Da es bei bestimmten Finanzierungsstrukturen typischerweise auftretende Fragen gibt, haben wir Teams gebildet, die sich schwerpunktmäßig mit diesen Feldern befassen, also etwa Projektfinanzierung, strukturierte Produkte, Verbriefungen, Anleiheemissionen, Konsortialkredite, Restrukturierungen und eben auch Asset Finance.

Schafft man das überhaupt, alleine all diese Punkte im Blick zu behalten, oder arbeitet ein Spezialist für deutsches Recht mit einem Experten für US-Recht zusammen?

Ja, natürlich. Teamarbeit ist die Regel, vor allem bei den grenzüberschreitenden Transaktionen und interdisziplinären Themen.

Was muss ein Bewerber für Finance mitbringen - ein ausgeprägtes Faible für Zahlen?
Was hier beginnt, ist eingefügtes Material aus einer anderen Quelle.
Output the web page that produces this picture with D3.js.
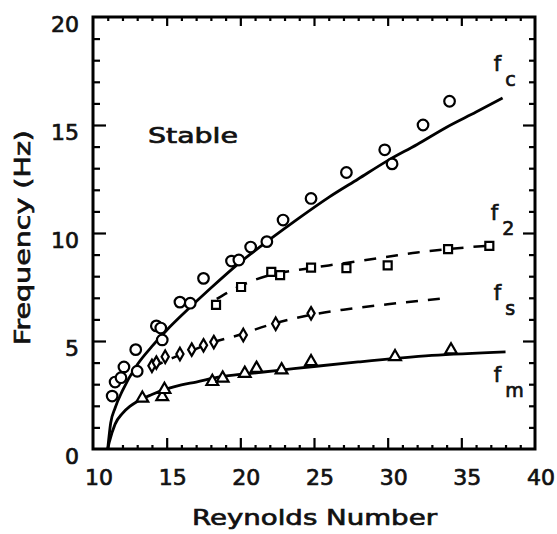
<!DOCTYPE html>
<html><head><meta charset="utf-8">
<script src="https://cdn.jsdelivr.net/npm/d3@7"></script>
<style>html,body{margin:0;padding:0;background:#fff;}svg{display:block;}
text{stroke:#111;stroke-width:0.7px;}</style>
</head><body>
<script>
// ---- data ----
const xTickLabels = [10, 15, 20, 25, 30, 35, 40];
const yTickLabels = [0, 5, 10, 15, 20];
const xMinorTicks = d3.range(11, 40, 1);
const yMinorTicks = d3.range(1, 20, 1);

// f_c circles
const fcRe = [11.3, 11.5, 11.9, 12.1, 12.9, 13.0, 14.3, 14.6, 14.7, 15.9, 16.6, 17.5, 19.4, 19.9, 20.7, 21.8, 22.9, 24.8, 27.2, 29.8, 30.3, 32.4, 34.2];
const fcF  = [2.45, 3.1, 3.3, 3.8, 4.6, 3.6, 5.7, 5.6, 5.05, 6.8, 6.75, 7.9, 8.7, 8.75, 9.35, 9.6, 10.6, 11.6, 12.8, 13.85, 13.2, 15.0, 16.1];
// f_c fitted curve
const fcCurveRe = [11.0, 11.2, 11.5, 12, 13, 14, 15, 16.5, 18, 20, 22, 24, 26, 28, 30, 32, 34, 36, 37.8];
const fcCurveF  = [0, 1.2, 1.9, 2.7, 3.9, 4.75, 5.5, 6.5, 7.45, 8.65, 9.7, 10.7, 11.65, 12.5, 13.35, 14.1, 14.9, 15.6, 16.25];

// f_2 squares
const f2Re = [18.35, 20.05, 22.1, 22.7, 24.8, 27.2, 30.0, 34.1, 36.9];
const f2F  = [6.67, 7.5, 8.2, 8.05, 8.4, 8.37, 8.5, 9.25, 9.4];
const f2LineRe = [18.4, 20, 22, 24, 26, 28, 30, 32, 34, 37];
const f2LineF  = [6.95, 7.55, 8.05, 8.3, 8.5, 8.7, 8.9, 9.1, 9.25, 9.42];

// f_s diamonds
const fsRe = [14.0, 14.3, 14.9, 15.9, 16.7, 17.5, 18.2, 20.2, 22.4, 24.8];
const fsF  = [3.85, 4.0, 4.27, 4.4, 4.6, 4.8, 4.95, 5.28, 5.8, 6.28];
const fsLineRe = [14, 15, 16.5, 18, 20, 22, 24.7, 27, 30, 34.2];
const fsLineF  = [3.75, 4.1, 4.5, 4.9, 5.3, 5.75, 6.2, 6.45, 6.7, 7.0];

// f_m triangles
const fmRe = [13.35, 14.7, 14.85, 18.1, 18.8, 20.3, 21.1, 22.8, 24.8, 30.5, 34.3];
const fmF  = [2.35, 2.42, 2.75, 3.12, 3.28, 3.5, 3.73, 3.66, 4.04, 4.27, 4.58];
const fmCurveRe = [11.0, 11.1, 11.5, 12, 12.5, 13, 14, 15, 16, 17, 18.5, 20, 22.6, 25, 28, 33, 38];
const fmCurveF  = [0, 0.3, 1.15, 1.65, 1.97, 2.2, 2.52, 2.78, 2.97, 3.1, 3.33, 3.45, 3.64, 3.82, 4.03, 4.33, 4.5];

const curveLabels = [
  {main: "f", sub: "c", re: 37.2, f: 17.5},
  {main: "f", sub: "2", re: 37.0, f: 10.6},
  {main: "f", sub: "s", re: 37.2, f: 6.9},
  {main: "f", sub: "m", re: 37.2, f: 3.1}
];

// ---- drawing ----
const W = 557, H = 534;
const svg = d3.select("body").append("svg").attr("width", W).attr("height", H);
const x = d3.scaleLinear().domain([10, 40]).range([93, 535]);
const y = d3.scaleLinear().domain([0, 20]).range([449, 17]);
const FONT = "'DejaVu Sans', sans-serif";

const zip = (a, b) => a.map((v, i) => [v, b[i]]);

// axes ticks (inward)
function tickAxis(axisFn, scale, vals, size, transform) {
  svg.append("g").attr("transform", transform)
    .call(axisFn(scale).tickValues(vals).tickSize(size).tickFormat(""))
    .call(g => g.select(".domain").remove())
    .call(g => g.selectAll("line").attr("stroke", "#000").attr("stroke-width", 2.2));
}
const majX = [15, 20, 25, 30, 35];
const majY = [5, 10, 15];
const minX = xMinorTicks.filter(v => !majX.includes(v));
const minY = yMinorTicks.filter(v => !majY.includes(v));
tickAxis(d3.axisBottom, x, minX, -4, `translate(0,${y(0)})`);
tickAxis(d3.axisBottom, x, majX, -11, `translate(0,${y(0)})`);
tickAxis(d3.axisTop, x, minX, -4, `translate(0,${y(20)})`);
tickAxis(d3.axisTop, x, majX, -9, `translate(0,${y(20)})`);
tickAxis(d3.axisLeft, y, minY, -7, `translate(${x(10)},0)`);
tickAxis(d3.axisLeft, y, majY, -13, `translate(${x(10)},0)`);
tickAxis(d3.axisRight, y, minY, -6, `translate(${x(40)},0)`);
tickAxis(d3.axisRight, y, majY, -12, `translate(${x(40)},0)`);

// frame
svg.append("rect").attr("x", x(10)).attr("y", y(20))
  .attr("width", x(40) - x(10)).attr("height", y(0) - y(20))
  .attr("fill", "none").attr("stroke", "#000").attr("stroke-width", 3);

// tick labels
svg.append("g").selectAll("text").data(xTickLabels).join("text")
  .attr("x", d => x(d) + 6).attr("y", 485)
  .attr("text-anchor", "middle").attr("font-family", FONT).attr("font-size", 22)
  .attr("fill", "#111").text(d => d);
svg.append("g").selectAll("text").data(yTickLabels).join("text")
  .attr("x", 79).attr("y", d => y(d) + 15)
  .attr("text-anchor", "end").attr("font-family", FONT).attr("font-size", 22)
  .attr("fill", "#111").text(d => d);

// axis titles
svg.append("text").attr("x", 192).attr("y", 525)
  .attr("textLength", 245).attr("lengthAdjust", "spacingAndGlyphs")
  .attr("font-family", FONT).attr("font-size", 22).attr("fill", "#111")
  .text("Reynolds Number");
svg.append("text").attr("transform", "translate(30,345) rotate(-90)")
  .attr("textLength", 215).attr("lengthAdjust", "spacingAndGlyphs")
  .attr("font-family", FONT).attr("font-size", 22).attr("fill", "#111")
  .text("Frequency (Hz)");
svg.append("text").attr("x", 148).attr("y", 143)
  .attr("textLength", 90).attr("lengthAdjust", "spacingAndGlyphs")
  .attr("font-family", FONT).attr("font-size", 21).attr("fill", "#111")
  .text("Stable");

// curves
const line = d3.line().x(d => x(d[0])).y(d => y(d[1])).curve(d3.curveMonotoneX);
const g = svg.append("g").attr("fill", "none").attr("stroke", "#000");
g.append("path").attr("d", line(zip(fcCurveRe, fcCurveF))).attr("stroke-width", 2.8);
g.append("path").attr("d", line(zip(fmCurveRe, fmCurveF))).attr("stroke-width", 2.8);
g.append("path").attr("d", line(zip(f2LineRe, f2LineF))).attr("stroke-width", 2.5).attr("stroke-dasharray", "12,10");
g.append("path").attr("d", line(zip(fsLineRe, fsLineF))).attr("stroke-width", 2.5).attr("stroke-dasharray", "12,10");

// markers
const mk = svg.append("g").attr("fill", "#fff").attr("stroke", "#000").attr("stroke-width", 2.2);
mk.selectAll("circle.fc").data(zip(fcRe, fcF)).join("circle").attr("class", "fc")
  .attr("cx", d => x(d[0])).attr("cy", d => y(d[1])).attr("r", 5.3);
mk.selectAll("path.f2").data(zip(f2Re, f2F)).join("path").attr("class", "f2")
  .attr("transform", d => `translate(${x(d[0])},${y(d[1])})`)
  .attr("d", d3.symbol(d3.symbolSquare, 64)());
mk.selectAll("path.fs").data(zip(fsRe, fsF)).join("path").attr("class", "fs")
  .attr("transform", d => `translate(${x(d[0])},${y(d[1])})`)
  .attr("d", d3.symbol(d3.symbolDiamond, 45)());
mk.selectAll("path.fm").data(zip(fmRe, fmF)).join("path").attr("class", "fm")
  .attr("transform", d => `translate(${x(d[0])},${y(d[1])})`)
  .attr("d", d3.symbol(d3.symbolTriangle, 60)());

// curve labels
const lab = svg.append("g").attr("font-family", FONT).attr("fill", "#111");
curveLabels.forEach(c => {
  const t = lab.append("text").attr("x", x(c.re)).attr("y", y(c.f)).attr("font-size", 21);
  t.append("tspan").text(c.main);
  t.append("tspan").attr("dx", 4).attr("dy", 15).attr("font-size", 19).text(c.sub);
});
</script>
</body></html>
Die Grundrechenarten sind sicher hilfreich - aber das gilt ja für das ganze Leben. Ein Mathematikstudium ist bestimmt nicht notwendig. Wichtig ist ein Interesse an sorgfältiger Dokumentation. Bewerber für den Bereich sollten neugierig und offen sein, Spaß auch an komplexen Strukturen haben und sich auch durch komplizierte juristische Themen nicht abschrecken lassen. Schließlich kannm man auch die großen Probleme in kleine, einfachere Stücke herunterbrechen. Im Team zusammen mit anderen Anwälten lassen sich die Fragen meist leicht beantworten.
 
Die Arbeit in der Praxisgruppe Finance ist sehr international ausgerichtet, internationaler als die meisten anderen Fachgebiete. Wir haben deutsche Anwälte in den USA oder in London, und auch in Frankfurt arbeitet ein englischer und ein amerikanischer Partner. Die Bereitschaft, international tätig zu sein, ist daher wichtig.